What to produce: Begin with the first line and repeat exactly through the line containing "(8,892) -- (1161,892);"; leave every image out.

* Start Information shown *

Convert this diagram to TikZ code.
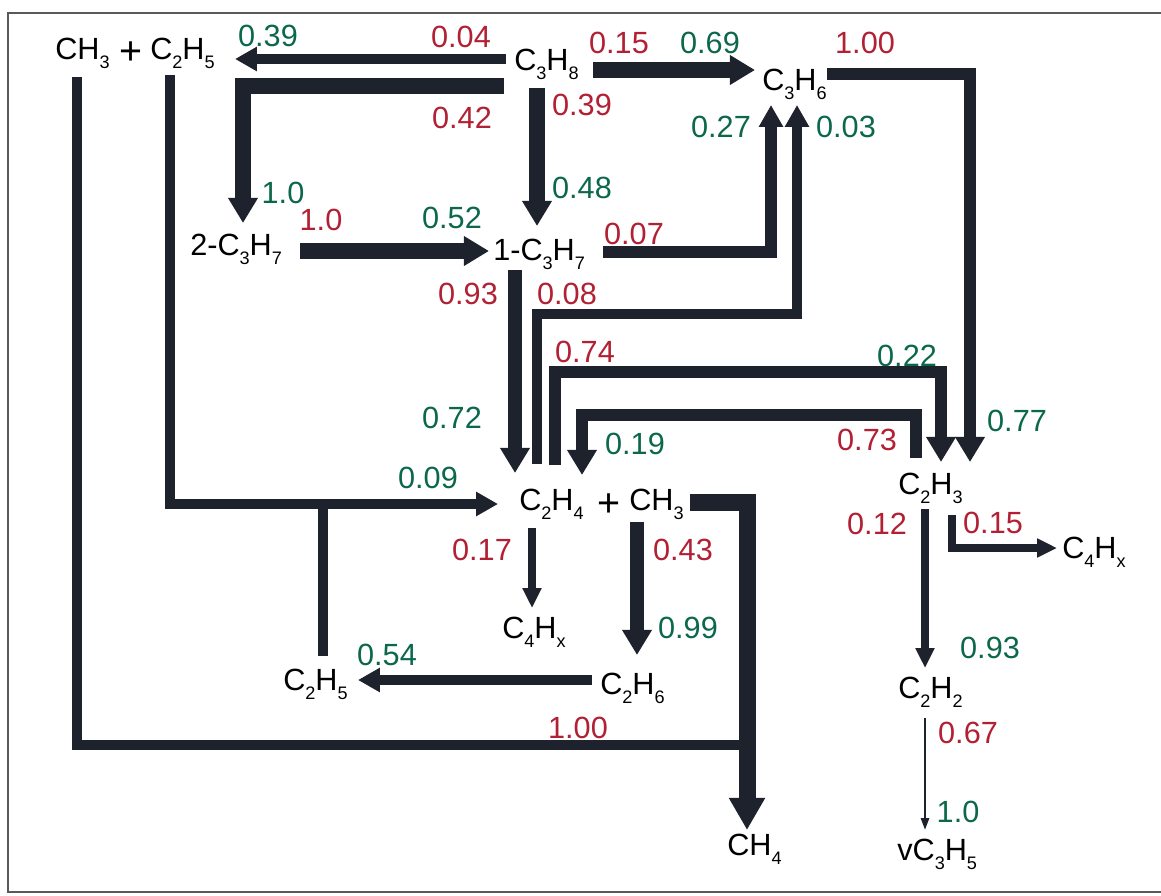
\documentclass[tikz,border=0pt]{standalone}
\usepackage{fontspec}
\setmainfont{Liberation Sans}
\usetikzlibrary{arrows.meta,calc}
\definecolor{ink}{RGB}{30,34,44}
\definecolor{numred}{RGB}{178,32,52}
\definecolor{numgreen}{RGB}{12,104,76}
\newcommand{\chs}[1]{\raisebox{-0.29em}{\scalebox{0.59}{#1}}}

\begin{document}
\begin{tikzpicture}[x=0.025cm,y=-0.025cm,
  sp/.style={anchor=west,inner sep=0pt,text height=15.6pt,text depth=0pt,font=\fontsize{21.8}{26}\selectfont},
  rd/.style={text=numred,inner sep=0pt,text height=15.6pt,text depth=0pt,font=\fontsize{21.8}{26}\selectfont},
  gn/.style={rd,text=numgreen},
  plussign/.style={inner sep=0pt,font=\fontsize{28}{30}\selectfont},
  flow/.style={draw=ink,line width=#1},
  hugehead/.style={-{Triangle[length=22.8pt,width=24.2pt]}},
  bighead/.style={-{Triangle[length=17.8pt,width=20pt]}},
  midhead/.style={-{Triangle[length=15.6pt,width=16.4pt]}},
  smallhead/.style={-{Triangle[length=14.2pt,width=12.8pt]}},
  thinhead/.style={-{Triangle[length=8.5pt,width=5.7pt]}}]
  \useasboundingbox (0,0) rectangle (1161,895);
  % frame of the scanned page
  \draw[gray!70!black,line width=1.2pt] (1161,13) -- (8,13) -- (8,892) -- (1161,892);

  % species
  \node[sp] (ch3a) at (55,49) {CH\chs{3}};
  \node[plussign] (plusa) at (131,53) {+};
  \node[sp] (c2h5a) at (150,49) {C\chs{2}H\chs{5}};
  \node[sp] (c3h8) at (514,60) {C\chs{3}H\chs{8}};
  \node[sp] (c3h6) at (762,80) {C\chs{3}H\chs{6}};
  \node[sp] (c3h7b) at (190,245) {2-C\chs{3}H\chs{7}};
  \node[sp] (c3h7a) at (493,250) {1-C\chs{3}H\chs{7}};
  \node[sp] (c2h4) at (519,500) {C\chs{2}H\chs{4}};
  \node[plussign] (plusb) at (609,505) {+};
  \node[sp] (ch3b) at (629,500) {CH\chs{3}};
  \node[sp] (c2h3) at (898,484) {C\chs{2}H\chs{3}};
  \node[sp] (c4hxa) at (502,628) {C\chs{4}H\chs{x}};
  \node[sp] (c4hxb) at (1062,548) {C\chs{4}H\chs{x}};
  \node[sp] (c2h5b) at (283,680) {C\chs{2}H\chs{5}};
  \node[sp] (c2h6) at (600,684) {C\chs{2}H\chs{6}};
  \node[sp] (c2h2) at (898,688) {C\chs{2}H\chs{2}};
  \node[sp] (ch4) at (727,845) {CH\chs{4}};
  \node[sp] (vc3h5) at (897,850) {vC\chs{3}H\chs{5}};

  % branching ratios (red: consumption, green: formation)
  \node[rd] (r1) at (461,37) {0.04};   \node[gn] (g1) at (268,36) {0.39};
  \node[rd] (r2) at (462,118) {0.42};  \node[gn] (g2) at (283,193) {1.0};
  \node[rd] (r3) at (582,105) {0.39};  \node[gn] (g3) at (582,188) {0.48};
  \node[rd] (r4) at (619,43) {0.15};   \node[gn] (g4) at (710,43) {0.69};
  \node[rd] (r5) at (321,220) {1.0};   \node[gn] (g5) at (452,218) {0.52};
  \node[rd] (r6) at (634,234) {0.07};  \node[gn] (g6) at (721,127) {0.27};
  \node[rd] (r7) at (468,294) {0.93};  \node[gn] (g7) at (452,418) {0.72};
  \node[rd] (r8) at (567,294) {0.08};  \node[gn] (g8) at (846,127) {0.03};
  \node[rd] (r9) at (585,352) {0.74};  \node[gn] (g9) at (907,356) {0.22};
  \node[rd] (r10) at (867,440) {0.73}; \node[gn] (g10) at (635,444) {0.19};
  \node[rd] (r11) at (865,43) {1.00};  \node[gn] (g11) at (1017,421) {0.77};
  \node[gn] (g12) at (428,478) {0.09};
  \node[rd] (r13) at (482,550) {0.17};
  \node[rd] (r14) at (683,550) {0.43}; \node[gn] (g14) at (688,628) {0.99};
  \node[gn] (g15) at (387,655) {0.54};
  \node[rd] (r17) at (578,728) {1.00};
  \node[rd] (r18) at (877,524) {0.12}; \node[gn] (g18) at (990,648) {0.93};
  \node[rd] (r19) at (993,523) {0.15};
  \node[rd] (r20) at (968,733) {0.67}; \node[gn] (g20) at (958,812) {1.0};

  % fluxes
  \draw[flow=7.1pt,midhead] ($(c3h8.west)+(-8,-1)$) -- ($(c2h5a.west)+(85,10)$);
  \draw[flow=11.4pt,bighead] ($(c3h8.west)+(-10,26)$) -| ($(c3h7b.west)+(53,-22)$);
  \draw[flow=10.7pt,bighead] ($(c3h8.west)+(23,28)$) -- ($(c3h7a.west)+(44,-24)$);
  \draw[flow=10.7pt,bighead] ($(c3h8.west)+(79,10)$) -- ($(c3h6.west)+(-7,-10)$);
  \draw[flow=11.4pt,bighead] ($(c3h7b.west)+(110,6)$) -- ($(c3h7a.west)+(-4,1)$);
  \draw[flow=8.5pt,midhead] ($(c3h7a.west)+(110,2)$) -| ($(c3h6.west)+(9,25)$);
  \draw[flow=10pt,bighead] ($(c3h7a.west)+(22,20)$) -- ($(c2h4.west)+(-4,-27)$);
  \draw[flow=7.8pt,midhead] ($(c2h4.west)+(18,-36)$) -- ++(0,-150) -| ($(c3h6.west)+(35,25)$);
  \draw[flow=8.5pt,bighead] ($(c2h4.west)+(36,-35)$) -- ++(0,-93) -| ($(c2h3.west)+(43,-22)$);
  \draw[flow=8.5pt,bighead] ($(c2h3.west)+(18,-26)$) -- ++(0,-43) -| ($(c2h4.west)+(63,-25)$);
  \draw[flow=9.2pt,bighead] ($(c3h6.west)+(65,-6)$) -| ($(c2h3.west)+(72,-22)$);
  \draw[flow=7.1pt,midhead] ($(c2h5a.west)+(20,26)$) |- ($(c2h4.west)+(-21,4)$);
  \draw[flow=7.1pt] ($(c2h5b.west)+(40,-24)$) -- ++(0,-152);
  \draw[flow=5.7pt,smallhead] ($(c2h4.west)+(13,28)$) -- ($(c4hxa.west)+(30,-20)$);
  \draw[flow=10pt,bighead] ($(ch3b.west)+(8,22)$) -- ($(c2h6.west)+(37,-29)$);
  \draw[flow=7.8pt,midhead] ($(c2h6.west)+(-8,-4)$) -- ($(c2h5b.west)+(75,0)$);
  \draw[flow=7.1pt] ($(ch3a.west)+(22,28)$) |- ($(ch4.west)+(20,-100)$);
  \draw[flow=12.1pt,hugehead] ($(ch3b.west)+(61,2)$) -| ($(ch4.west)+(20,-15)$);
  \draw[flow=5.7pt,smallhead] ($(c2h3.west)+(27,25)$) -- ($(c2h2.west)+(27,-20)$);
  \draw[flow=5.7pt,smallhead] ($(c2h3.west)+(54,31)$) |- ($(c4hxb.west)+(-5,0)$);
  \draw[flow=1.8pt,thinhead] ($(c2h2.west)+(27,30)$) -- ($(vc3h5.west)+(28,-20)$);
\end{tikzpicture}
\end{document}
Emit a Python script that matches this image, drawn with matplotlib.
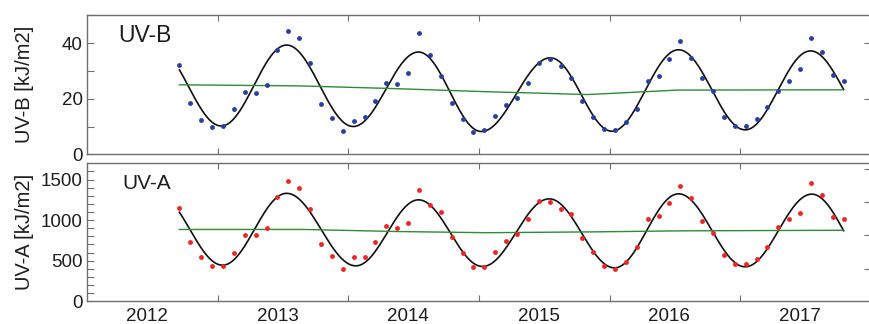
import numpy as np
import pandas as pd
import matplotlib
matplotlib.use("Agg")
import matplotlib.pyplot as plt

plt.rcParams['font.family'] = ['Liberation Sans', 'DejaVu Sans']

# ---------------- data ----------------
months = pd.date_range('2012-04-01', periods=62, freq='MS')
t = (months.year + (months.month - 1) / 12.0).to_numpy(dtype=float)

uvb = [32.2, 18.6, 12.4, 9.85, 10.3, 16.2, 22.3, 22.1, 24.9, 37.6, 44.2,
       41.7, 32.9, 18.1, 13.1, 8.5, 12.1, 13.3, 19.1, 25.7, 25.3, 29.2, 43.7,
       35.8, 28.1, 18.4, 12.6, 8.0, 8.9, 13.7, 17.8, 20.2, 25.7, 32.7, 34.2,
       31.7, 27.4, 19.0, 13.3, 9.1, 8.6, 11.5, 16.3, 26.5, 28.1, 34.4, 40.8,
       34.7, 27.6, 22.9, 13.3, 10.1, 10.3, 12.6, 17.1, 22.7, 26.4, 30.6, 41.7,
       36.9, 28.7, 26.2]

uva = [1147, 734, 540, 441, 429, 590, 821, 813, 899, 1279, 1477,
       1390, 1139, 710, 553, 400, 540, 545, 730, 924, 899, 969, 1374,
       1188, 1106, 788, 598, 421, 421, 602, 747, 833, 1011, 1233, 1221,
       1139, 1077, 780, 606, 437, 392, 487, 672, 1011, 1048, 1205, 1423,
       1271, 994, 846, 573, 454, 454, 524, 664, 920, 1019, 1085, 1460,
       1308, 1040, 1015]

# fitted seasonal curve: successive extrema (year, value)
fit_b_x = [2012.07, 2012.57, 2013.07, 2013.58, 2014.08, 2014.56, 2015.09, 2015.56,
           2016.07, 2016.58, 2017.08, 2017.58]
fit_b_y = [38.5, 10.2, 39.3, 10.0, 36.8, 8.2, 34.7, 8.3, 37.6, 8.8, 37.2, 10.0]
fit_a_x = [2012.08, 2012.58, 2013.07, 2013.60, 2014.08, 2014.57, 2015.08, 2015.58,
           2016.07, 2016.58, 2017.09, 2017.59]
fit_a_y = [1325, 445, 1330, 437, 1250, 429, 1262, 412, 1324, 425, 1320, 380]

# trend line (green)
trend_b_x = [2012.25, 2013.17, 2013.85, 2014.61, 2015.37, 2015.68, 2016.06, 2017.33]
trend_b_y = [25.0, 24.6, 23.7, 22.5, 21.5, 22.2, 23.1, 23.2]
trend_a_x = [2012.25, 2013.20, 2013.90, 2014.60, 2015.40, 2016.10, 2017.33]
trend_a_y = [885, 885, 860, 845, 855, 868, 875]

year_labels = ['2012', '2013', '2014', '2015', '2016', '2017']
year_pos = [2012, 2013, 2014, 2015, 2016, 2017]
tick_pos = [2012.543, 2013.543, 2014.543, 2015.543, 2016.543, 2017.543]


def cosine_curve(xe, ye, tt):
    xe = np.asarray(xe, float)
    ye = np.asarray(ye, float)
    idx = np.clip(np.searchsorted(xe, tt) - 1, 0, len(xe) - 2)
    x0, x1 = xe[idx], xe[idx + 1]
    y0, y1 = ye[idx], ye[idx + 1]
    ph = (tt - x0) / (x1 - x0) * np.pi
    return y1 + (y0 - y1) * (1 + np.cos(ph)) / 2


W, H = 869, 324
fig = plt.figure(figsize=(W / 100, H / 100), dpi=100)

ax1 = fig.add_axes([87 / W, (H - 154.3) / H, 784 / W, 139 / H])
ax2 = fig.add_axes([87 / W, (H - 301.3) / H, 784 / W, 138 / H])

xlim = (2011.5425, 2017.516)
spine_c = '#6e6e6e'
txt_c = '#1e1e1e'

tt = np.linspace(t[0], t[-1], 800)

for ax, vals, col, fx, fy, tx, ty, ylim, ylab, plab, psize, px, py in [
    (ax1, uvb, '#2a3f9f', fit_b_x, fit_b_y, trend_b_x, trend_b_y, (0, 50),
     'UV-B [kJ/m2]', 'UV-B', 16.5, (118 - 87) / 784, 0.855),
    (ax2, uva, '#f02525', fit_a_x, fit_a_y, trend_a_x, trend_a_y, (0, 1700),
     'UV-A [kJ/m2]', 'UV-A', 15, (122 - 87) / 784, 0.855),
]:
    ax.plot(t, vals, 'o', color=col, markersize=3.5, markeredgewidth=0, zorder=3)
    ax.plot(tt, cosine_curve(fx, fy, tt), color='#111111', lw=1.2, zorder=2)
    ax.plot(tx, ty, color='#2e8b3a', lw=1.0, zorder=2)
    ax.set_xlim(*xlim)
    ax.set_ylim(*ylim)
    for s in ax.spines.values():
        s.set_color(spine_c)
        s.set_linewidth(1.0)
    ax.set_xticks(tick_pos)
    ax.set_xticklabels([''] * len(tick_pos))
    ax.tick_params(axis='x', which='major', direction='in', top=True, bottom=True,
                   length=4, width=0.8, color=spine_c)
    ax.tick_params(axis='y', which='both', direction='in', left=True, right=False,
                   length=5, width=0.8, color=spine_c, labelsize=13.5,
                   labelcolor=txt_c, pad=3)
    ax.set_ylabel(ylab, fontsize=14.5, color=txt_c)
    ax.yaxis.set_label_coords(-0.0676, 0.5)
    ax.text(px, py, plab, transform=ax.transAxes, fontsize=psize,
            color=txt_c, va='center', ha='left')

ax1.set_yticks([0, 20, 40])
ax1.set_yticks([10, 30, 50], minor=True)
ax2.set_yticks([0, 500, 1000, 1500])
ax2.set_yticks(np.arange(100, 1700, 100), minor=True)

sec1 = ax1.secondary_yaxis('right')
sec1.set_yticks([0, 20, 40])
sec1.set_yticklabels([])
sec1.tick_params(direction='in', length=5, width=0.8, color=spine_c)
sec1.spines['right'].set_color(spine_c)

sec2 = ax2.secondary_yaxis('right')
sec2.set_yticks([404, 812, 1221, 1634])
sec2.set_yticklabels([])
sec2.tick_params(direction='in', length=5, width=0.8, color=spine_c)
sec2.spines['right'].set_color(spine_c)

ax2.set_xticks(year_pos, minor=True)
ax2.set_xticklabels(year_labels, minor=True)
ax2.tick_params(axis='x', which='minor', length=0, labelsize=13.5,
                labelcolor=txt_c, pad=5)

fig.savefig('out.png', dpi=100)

* End Information shown *

Finished task:
Convert this diagram to TikZ code.
\documentclass[tikz,border=0pt]{standalone}
\usepackage{fontspec}
\setmainfont{Liberation Sans}
\usetikzlibrary{arrows.meta,calc}
\definecolor{ink}{RGB}{30,34,44}
\definecolor{numred}{RGB}{178,32,52}
\definecolor{numgreen}{RGB}{12,104,76}
\newcommand{\chs}[1]{\raisebox{-0.29em}{\scalebox{0.59}{#1}}}

\begin{document}
\begin{tikzpicture}[x=0.025cm,y=-0.025cm,
  sp/.style={anchor=west,inner sep=0pt,text height=15.6pt,text depth=0pt,font=\fontsize{21.8}{26}\selectfont},
  rd/.style={text=numred,inner sep=0pt,text height=15.6pt,text depth=0pt,font=\fontsize{21.8}{26}\selectfont},
  gn/.style={rd,text=numgreen},
  plussign/.style={inner sep=0pt,font=\fontsize{28}{30}\selectfont},
  flow/.style={draw=ink,line width=#1},
  hugehead/.style={-{Triangle[length=22.8pt,width=24.2pt]}},
  bighead/.style={-{Triangle[length=17.8pt,width=20pt]}},
  midhead/.style={-{Triangle[length=15.6pt,width=16.4pt]}},
  smallhead/.style={-{Triangle[length=14.2pt,width=12.8pt]}},
  thinhead/.style={-{Triangle[length=8.5pt,width=5.7pt]}}]
  \useasboundingbox (0,0) rectangle (1161,895);
  % frame of the scanned page
  \draw[gray!70!black,line width=1.2pt] (1161,13) -- (8,13) -- (8,892) -- (1161,892);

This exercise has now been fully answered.